Northvolt has the added complication of being located in northern Sweden, an area which in general often struggles to find key workers in a number of industries, and the company isn’t convinced that enough is being done to fix this.

“Northvolt does not believe that the government and the Public Employment Service’s measures to promote geographic mobility in the Swedish labour market is going to be able to cover the company’s need for labour,” it wrote, while adding that it believes the proposed hike to the work permit salary threshold could have “significant consequences” for its facility in Skellefteå.

“Aside from the direct effects on the company, Northvolt sees a risk that staffing in healthcare, services and infrastructure in northern Sweden could be negatively affected by the salary threshold, which would indirectly affect Northvolt’s expansion.”

In addition to this, the company deems the proposed exemptions to the salary threshold – these would be put forward by the Migration Agency and the Public Employment Service based on professions where there’s a labour shortage – to be insufficient and unpredictable.

Northvolt’s criticism highlighted the fact that the exemptions are based on a model which is currently under development and which may not be ready by the time the law is due to come into force, as well as the fact that professions with a labour shortage will be defined using a so-called SSYK code.

Some key roles for Northvolt to do with battery production do not have one of these codes, as they are relatively new roles.

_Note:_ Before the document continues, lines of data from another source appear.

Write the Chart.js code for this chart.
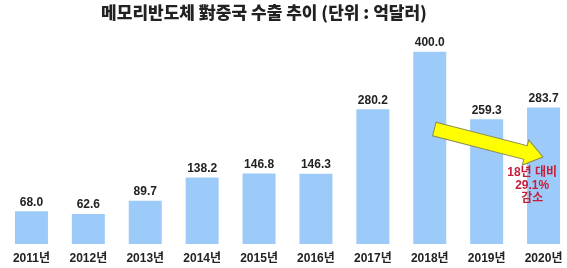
<!DOCTYPE html>
<html>
<head>
<meta charset="utf-8">
<script src="https://cdn.jsdelivr.net/npm/chart.js@4"></script>
<style>
    html, body { margin: 0; padding: 0; background: #fff; overflow: hidden; }
    #wrap { position: relative; width: 575px; height: 268px; }
</style>
</head>
<body>
<div id="wrap"><canvas id="chart1"></canvas></div>
<script>
    // 데이터
    const years = ['2011년', '2012년', '2013년', '2014년', '2015년', '2016년', '2017년', '2018년', '2019년', '2020년'];
    const exports = [68.0, 62.6, 89.7, 138.2, 146.8, 146.3, 280.2, 400.0, 259.3, 283.7];
    const titleText = '메모리반도체 對중국 수출 추이 (단위 : 억달러)';
    const noteLines = ['18년 대비', '29.1%', '감소'];

    const latin = '"Liberation Sans", Arial, "Noto Sans CJK KR", sans-serif';

    // 값 라벨 + 제목 + 화살표
    const extras = {
        id: 'extras',
        afterDatasetsDraw(chart) {
            const ctx = chart.ctx;
            const x = chart.scales.x, y = chart.scales.y;
            ctx.save();

            // 제목
            ctx.fillStyle = '#222';
            ctx.font = '900 17px "Noto Sans CJK KR", sans-serif';
            ctx.textAlign = 'center';
            ctx.textBaseline = 'middle';
            ctx.fillText(titleText, 264, 13);

            // 막대 위 값
            ctx.font = 'bold 12px ' + latin;
            chart.getDatasetMeta(0).data.forEach((bar, i) => {
                ctx.fillText(exports[i].toFixed(1), bar.x, bar.y - 9);
            });

            // 화살표
            const sx = x.getPixelForValue(7.08), sy = y.getPixelForValue(239);
            const tx = x.getPixelForValue(8.99), ty = y.getPixelForValue(181);
            const ang = Math.atan2(ty - sy, tx - sx);
            const len = Math.hypot(tx - sx, ty - sy);
            const sw = 7, hw = 13, hl = 18;
            ctx.translate(sx, sy);
            ctx.rotate(ang);
            ctx.beginPath();
            ctx.moveTo(0, -sw);
            ctx.lineTo(len - hl, -sw);
            ctx.lineTo(len - hl, -hw);
            ctx.lineTo(len, 0);
            ctx.lineTo(len - hl, hw);
            ctx.lineTo(len - hl, sw);
            ctx.lineTo(0, sw);
            ctx.closePath();
            ctx.fillStyle = '#ffff00';
            ctx.fill();
            ctx.strokeStyle = '#8c8c55';
            ctx.lineWidth = 1;
            ctx.stroke();
            ctx.setTransform(1, 0, 0, 1, 0, 0);

            // 감소 문구
            ctx.fillStyle = '#c41e3a';
            ctx.font = 'bold 12px ' + latin;
            const nx = x.getPixelForValue(8.8);
            noteLines.forEach((t, i) => {
                ctx.fillText(t, nx, 173 + i * 12.8);
            });
            ctx.restore();
        }
    };

    new Chart(document.getElementById('chart1'), {
        type: 'bar',
        data: {
            labels: years,
            datasets: [{
                data: exports,
                backgroundColor: '#9dcbf9',
                borderWidth: 0,
                categoryPercentage: 1,
                barPercentage: 0.58
            }]
        },
        options: {
            responsive: true,
            maintainAspectRatio: false,
            animation: false,
            layout: { padding: { top: 30, left: 3, right: 3, bottom: 0 } },
            plugins: {
                legend: { display: false },
                tooltip: { enabled: false }
            },
            scales: {
                x: {
                    grid: { display: false, drawTicks: false },
                    border: { display: false },
                    ticks: {
                        color: '#222',
                        padding: 7,
                        font: { family: latin, size: 12, weight: 'bold' }
                    },
                    afterFit(s) { s.height = 24; }
                },
                y: {
                    display: false,
                    min: 0,
                    max: 445
                }
            }
        },
        plugins: [extras]
    });
</script>
</body>
</html>
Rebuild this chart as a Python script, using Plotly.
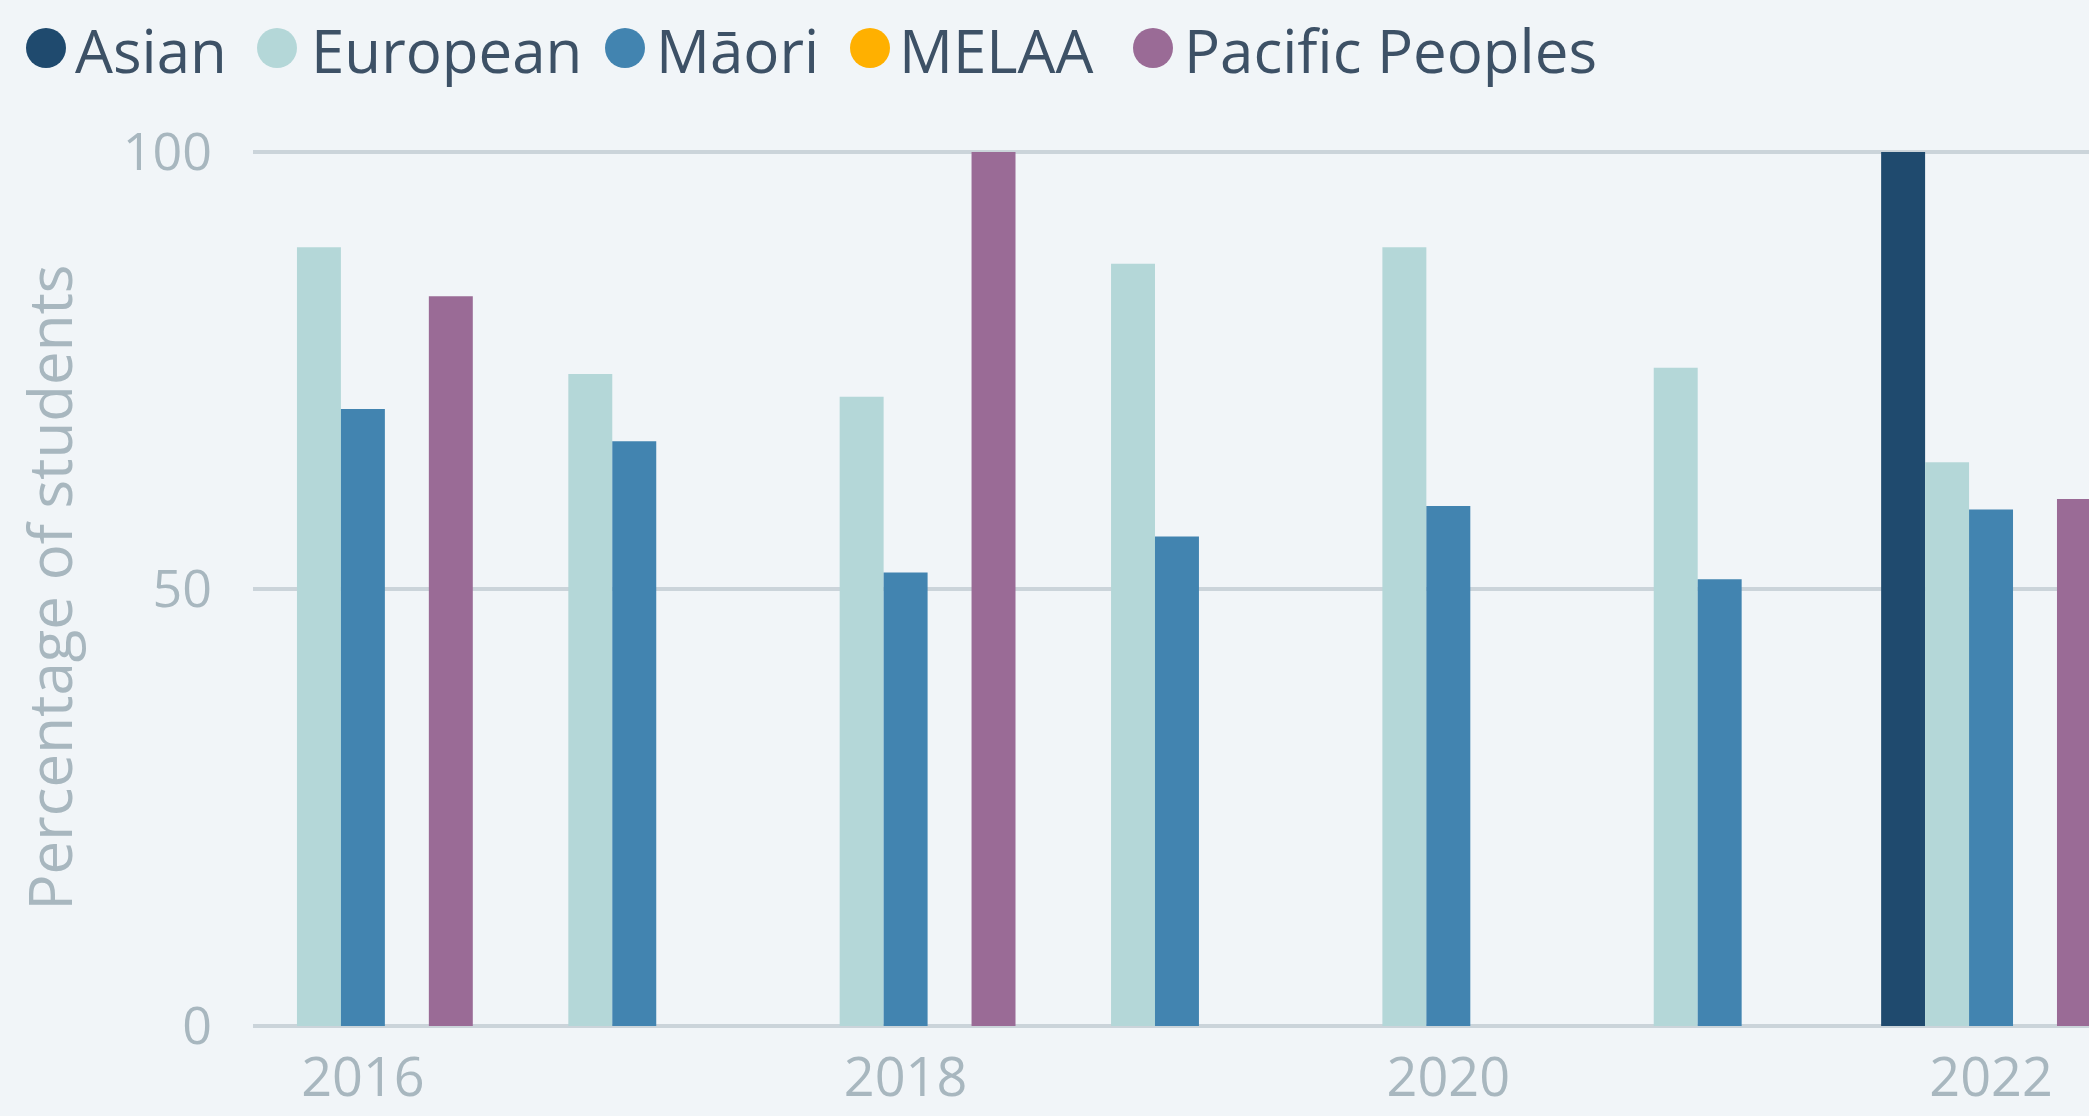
import plotly.graph_objects as go

# ---- data ----
years = [2016, 2017, 2018, 2019, 2020, 2021, 2022]
groups = ["Asian", "European", "Māori", "MELAA", "Pacific Peoples"]
asian = [None, None, None, None, None, None, 100]
european = [89.1, 74.6, 72.0, 87.2, 89.1, 75.3, 64.5]
maori = [70.6, 66.9, 51.9, 56.0, 59.5, 51.1, 59.1]
melaa = [None, None, None, None, None, None, None]
pacific = [83.5, None, 100, None, None, None, 60.3]
colors = ["#1f4a6e", "#b4d7d8", "#4284b0", "#ffb000", "#9a6b96"]
x_ticks = [2016, 2018, 2020, 2022]
y_ticks = [0, 50, 100]

series = [asian, european, maori, melaa, pacific]

fig = go.Figure()
for name, vals, col in zip(groups, series, colors):
    fig.add_trace(go.Bar(x=years, y=vals, name=name, marker_color=col,
                         marker_line_width=0, showlegend=False))

BG = "#f1f5f8"
TICK = "#a8b7bf"
GRID = "#cbd4da"
TXT = "#3d5166"
FONT = "Open Sans"

W, H = 2089, 1116
ML, MT, MB = 253, 149, 90
PH = H - MT - MB
PW = W - ML


def px_x(p):
    return (p - ML) / PW


def px_y(p):
    return 1 + (MT - p) / PH


# legend layout (pixel positions of each item: marker centre, label start)
leg_marker_cx = [46, 277, 625, 870, 1153]
leg_text_x = [73, 309, 654, 897, 1182]
leg_cy = 48
leg_r = 20

for name, col, cx, tx in zip(groups, colors, leg_marker_cx, leg_text_x):
    fig.add_shape(type="circle", xref="paper", yref="paper",
                  x0=px_x(cx - leg_r), x1=px_x(cx + leg_r),
                  y0=px_y(leg_cy + leg_r), y1=px_y(leg_cy - leg_r),
                  fillcolor=col, line_width=0, layer="above")
    fig.add_annotation(x=px_x(tx), y=px_y(leg_cy + 2), xref="paper",
                       yref="paper", xanchor="left", yanchor="middle",
                       showarrow=False, text=name,
                       font=dict(family=FONT, size=60, color=TXT))

fig.update_layout(
    width=W, height=H,
    margin=dict(l=ML, r=0, t=MT, b=MB, pad=0),
    paper_bgcolor=BG, plot_bgcolor=BG,
    barmode="group", bargap=0.19, bargroupgap=0,
    showlegend=False,
)

fig.update_xaxes(range=[2015.595, 2022.361], tickvals=x_ticks,
                 ticktext=[str(t) for t in x_ticks], showgrid=False,
                 zeroline=False, showline=False, ticks="",
                 tickfont=dict(family=FONT, size=54, color=TICK),
                 ticklabelstandoff=15)
fig.update_yaxes(range=[0, 100.34], tickvals=y_ticks, showgrid=True,
                 gridcolor=GRID, gridwidth=4, zeroline=True,
                 zerolinecolor=GRID, zerolinewidth=4, showline=False,
                 ticks="", tickfont=dict(family=FONT, size=52, color=TICK),
                 ticklabelstandoff=40,
                 title=dict(text="Percentage of students", standoff=30,
                            font=dict(family=FONT, size=60, color=TICK)))

fig.write_html("out.html", config={"displayModeBar": False},
               post_script="document.body.style.margin='0';document.body.style.overflow='hidden';")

“It remains to be seen how the proposed model would effectively be able to identify professions with a labour shortage when they don’t have an SSYK code,” the company wrote, adding that this all makes it harder for the company to plan, for example, will an employee who is granted a work permit once be eligible for renewal two years later?

“The employee in that situation would risk being deported from Sweden. If that were to happen, it would be deeply unfair for the employee who has contributed to supporting Swedish society in a role where there is a shortage, and a catastrophe for the employer who has invested years of education and talent in the employee.”

“This lack of predictability can be compared to earlier notorious so-called kompetensutvisningar (talent deportations), and will further complicate the recruitment or necessary talent,” it wrote.